:: Supplied data ::
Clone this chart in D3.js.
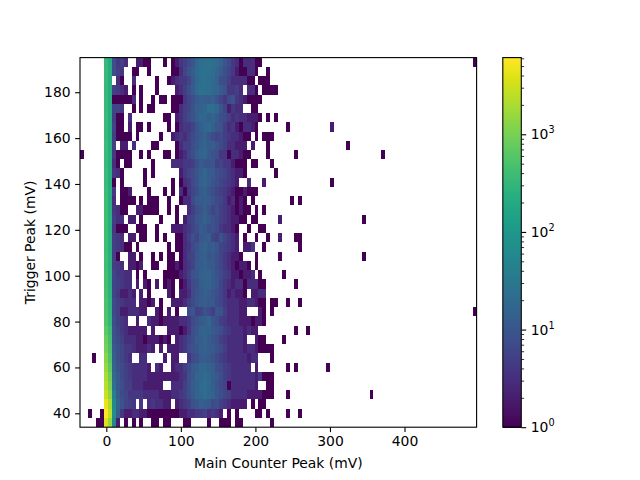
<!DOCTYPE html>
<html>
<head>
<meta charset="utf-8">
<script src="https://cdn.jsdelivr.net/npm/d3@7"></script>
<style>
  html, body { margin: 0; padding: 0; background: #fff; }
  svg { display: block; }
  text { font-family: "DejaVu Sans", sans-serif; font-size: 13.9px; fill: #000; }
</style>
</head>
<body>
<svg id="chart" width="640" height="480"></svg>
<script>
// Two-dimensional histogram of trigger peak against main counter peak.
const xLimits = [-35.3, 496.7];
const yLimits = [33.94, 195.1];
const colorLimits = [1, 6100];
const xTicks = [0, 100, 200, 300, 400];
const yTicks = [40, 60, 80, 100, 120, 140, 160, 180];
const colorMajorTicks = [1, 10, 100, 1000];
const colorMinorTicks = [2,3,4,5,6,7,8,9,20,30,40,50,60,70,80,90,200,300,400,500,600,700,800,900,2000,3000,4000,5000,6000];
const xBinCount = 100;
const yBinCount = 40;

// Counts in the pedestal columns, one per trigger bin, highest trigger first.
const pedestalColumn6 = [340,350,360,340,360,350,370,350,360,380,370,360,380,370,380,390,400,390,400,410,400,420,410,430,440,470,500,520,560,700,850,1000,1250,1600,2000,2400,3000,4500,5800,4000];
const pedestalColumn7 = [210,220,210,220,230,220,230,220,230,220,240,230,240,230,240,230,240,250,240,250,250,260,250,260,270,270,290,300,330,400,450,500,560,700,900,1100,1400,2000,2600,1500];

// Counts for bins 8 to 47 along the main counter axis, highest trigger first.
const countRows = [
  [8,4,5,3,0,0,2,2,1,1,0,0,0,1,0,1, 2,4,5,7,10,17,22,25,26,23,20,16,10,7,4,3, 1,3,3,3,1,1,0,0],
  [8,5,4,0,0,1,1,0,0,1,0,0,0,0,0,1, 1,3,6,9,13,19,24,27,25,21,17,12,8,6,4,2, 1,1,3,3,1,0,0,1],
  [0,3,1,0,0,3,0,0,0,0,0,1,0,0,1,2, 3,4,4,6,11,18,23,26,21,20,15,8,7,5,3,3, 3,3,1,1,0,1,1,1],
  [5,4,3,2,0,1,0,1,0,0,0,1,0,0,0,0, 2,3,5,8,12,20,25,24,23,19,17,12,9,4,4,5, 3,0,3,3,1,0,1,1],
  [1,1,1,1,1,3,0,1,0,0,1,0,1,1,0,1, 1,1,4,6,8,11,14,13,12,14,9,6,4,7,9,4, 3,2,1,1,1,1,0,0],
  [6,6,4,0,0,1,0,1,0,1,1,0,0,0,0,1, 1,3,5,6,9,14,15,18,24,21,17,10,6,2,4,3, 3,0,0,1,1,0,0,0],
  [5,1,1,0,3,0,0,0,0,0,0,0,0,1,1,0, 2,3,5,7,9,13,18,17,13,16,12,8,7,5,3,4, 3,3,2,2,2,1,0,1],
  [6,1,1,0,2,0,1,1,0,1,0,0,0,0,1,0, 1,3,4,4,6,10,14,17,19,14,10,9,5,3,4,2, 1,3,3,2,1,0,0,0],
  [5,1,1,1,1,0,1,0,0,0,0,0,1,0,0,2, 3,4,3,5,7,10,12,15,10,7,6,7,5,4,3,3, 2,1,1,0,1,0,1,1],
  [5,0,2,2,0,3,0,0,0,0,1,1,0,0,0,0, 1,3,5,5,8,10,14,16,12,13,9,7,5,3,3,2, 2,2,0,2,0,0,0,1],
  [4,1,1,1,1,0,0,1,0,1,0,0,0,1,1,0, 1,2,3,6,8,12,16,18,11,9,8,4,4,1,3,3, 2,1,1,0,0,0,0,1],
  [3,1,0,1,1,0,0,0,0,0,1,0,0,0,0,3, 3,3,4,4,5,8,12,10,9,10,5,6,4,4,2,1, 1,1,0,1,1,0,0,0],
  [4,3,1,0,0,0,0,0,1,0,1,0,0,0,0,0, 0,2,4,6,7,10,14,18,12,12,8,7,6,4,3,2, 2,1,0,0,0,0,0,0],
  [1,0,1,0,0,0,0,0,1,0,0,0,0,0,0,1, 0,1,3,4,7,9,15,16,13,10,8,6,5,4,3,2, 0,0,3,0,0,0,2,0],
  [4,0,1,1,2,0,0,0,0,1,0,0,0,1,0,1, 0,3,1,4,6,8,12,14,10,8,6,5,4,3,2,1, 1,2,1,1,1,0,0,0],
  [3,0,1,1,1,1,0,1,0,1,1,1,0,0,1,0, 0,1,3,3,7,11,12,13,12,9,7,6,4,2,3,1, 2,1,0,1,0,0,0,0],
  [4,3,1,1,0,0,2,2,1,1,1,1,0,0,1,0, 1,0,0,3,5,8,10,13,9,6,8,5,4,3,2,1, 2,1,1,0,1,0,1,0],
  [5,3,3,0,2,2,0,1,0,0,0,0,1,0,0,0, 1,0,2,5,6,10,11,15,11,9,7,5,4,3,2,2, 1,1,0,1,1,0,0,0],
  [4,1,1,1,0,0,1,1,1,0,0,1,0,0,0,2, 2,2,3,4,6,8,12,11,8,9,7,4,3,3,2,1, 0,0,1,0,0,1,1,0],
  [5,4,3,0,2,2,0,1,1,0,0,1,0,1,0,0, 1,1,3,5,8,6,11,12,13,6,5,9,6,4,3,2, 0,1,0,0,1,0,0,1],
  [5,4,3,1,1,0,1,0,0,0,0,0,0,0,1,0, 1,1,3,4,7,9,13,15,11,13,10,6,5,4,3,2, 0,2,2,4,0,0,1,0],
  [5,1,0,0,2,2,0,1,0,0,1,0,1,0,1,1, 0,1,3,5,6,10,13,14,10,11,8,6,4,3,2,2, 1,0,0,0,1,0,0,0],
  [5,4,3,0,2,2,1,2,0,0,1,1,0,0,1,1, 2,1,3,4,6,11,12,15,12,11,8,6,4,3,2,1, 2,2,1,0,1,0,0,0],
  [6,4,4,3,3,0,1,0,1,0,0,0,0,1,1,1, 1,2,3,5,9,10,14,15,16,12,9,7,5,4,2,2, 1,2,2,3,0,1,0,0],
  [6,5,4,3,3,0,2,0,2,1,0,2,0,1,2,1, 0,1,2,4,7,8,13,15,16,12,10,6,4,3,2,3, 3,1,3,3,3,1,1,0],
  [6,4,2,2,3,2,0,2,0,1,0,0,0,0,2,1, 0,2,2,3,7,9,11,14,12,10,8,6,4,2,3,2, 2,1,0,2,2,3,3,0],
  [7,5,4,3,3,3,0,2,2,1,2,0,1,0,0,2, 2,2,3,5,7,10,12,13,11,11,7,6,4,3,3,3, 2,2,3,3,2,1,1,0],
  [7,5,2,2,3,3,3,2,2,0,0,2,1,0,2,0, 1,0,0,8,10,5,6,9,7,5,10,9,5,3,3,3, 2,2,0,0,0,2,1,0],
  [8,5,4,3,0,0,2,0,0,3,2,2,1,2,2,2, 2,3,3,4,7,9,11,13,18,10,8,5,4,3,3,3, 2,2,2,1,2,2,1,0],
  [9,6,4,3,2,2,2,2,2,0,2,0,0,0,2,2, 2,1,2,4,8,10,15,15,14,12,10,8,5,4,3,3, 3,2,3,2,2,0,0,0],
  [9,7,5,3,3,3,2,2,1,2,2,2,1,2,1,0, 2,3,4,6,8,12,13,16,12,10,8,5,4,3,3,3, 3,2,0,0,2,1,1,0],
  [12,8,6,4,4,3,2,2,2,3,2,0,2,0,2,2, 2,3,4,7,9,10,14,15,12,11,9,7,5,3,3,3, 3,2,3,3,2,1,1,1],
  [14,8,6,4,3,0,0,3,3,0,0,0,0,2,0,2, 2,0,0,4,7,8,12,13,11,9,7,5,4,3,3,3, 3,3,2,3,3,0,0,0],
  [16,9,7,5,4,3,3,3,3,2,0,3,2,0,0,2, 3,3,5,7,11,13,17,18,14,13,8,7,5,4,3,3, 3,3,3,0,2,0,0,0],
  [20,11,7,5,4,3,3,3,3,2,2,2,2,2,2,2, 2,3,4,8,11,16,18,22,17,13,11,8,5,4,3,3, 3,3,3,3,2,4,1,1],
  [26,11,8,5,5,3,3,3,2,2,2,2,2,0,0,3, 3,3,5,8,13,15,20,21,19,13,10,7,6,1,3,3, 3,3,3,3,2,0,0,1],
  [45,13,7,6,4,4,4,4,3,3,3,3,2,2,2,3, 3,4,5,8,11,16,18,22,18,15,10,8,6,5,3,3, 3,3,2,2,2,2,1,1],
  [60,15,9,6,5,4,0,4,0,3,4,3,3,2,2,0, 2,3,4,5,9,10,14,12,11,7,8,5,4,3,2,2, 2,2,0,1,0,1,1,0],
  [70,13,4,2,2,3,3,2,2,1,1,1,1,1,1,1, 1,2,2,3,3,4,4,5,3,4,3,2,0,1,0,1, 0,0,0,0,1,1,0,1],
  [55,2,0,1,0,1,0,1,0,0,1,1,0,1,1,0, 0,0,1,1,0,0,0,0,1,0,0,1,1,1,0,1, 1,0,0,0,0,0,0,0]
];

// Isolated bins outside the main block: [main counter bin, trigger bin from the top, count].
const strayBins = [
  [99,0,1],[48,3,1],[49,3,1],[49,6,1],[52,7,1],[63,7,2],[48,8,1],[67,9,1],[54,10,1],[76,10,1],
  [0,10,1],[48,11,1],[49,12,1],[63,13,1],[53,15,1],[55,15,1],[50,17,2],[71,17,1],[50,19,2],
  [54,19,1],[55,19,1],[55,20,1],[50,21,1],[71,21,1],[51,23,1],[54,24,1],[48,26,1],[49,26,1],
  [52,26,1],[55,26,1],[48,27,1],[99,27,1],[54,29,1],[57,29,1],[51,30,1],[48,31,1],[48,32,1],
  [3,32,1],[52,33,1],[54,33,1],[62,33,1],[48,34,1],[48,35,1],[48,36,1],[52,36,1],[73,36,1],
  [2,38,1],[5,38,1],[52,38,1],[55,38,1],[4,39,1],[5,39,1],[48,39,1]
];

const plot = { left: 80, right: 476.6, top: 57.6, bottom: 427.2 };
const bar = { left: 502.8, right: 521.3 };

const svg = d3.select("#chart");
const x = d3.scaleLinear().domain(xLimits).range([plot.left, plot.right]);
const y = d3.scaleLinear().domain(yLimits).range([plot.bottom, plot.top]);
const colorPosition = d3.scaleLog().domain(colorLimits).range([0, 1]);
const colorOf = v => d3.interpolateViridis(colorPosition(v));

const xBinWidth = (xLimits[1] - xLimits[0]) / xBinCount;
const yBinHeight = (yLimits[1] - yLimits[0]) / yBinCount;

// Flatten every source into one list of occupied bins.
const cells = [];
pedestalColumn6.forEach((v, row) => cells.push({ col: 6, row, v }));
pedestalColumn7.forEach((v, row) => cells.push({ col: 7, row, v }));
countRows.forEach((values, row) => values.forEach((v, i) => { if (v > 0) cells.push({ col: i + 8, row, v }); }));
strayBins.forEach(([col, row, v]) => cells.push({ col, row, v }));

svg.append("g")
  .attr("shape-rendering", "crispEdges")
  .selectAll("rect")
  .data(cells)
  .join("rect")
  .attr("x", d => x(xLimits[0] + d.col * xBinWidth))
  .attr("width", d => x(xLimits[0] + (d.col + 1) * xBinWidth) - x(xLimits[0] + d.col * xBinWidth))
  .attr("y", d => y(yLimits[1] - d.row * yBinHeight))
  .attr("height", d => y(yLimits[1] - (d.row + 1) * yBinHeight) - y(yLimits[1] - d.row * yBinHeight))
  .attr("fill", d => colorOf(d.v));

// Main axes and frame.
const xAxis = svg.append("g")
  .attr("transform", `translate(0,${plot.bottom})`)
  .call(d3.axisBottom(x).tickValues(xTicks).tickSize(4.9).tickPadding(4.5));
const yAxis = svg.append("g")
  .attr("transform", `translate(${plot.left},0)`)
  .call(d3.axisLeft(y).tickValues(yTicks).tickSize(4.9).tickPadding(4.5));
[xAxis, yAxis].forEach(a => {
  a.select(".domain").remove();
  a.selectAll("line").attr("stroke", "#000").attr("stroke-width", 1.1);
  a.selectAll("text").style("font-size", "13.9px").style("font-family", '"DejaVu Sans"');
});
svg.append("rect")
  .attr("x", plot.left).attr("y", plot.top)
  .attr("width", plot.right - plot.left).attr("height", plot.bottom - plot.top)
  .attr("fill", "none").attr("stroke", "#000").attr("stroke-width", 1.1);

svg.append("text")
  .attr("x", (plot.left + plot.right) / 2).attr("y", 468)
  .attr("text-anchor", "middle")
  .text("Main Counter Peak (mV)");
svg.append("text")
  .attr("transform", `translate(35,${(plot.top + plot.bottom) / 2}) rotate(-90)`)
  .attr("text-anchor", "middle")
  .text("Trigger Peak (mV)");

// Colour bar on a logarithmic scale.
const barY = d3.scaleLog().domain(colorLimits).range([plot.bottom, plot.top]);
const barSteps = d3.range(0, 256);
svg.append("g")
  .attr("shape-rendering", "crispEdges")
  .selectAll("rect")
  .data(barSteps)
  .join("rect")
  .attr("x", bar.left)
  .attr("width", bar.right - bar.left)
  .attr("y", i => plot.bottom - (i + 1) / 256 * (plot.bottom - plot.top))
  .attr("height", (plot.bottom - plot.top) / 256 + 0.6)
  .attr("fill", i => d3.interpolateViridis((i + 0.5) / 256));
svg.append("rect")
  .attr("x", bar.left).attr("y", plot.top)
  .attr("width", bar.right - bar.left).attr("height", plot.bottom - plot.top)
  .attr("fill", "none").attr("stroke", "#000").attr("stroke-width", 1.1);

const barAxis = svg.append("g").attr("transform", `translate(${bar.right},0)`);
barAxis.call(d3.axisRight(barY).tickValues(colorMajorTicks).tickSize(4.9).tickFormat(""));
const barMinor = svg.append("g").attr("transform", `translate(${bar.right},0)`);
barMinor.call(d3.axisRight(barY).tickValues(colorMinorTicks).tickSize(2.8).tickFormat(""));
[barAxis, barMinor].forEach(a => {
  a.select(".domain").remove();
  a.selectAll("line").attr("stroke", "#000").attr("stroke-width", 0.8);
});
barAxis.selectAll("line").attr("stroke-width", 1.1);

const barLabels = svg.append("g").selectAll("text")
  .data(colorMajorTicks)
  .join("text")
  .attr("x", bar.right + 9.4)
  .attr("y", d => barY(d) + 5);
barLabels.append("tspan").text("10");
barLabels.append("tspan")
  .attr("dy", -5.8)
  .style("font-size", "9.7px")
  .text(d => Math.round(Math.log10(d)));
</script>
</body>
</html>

:: Required task ::
The lines from the top of the data above through the one holding "const yBinCount = 40;" are to be repeated exactly, and only those, with no pictures.

:: Written answer ::
Clone this chart in D3.js.
<!DOCTYPE html>
<html>
<head>
<meta charset="utf-8">
<script src="https://cdn.jsdelivr.net/npm/d3@7"></script>
<style>
  html, body { margin: 0; padding: 0; background: #fff; }
  svg { display: block; }
  text { font-family: "DejaVu Sans", sans-serif; font-size: 13.9px; fill: #000; }
</style>
</head>
<body>
<svg id="chart" width="640" height="480"></svg>
<script>
// Two-dimensional histogram of trigger peak against main counter peak.
const xLimits = [-35.3, 496.7];
const yLimits = [33.94, 195.1];
const colorLimits = [1, 6100];
const xTicks = [0, 100, 200, 300, 400];
const yTicks = [40, 60, 80, 100, 120, 140, 160, 180];
const colorMajorTicks = [1, 10, 100, 1000];
const colorMinorTicks = [2,3,4,5,6,7,8,9,20,30,40,50,60,70,80,90,200,300,400,500,600,700,800,900,2000,3000,4000,5000,6000];
const xBinCount = 100;
const yBinCount = 40;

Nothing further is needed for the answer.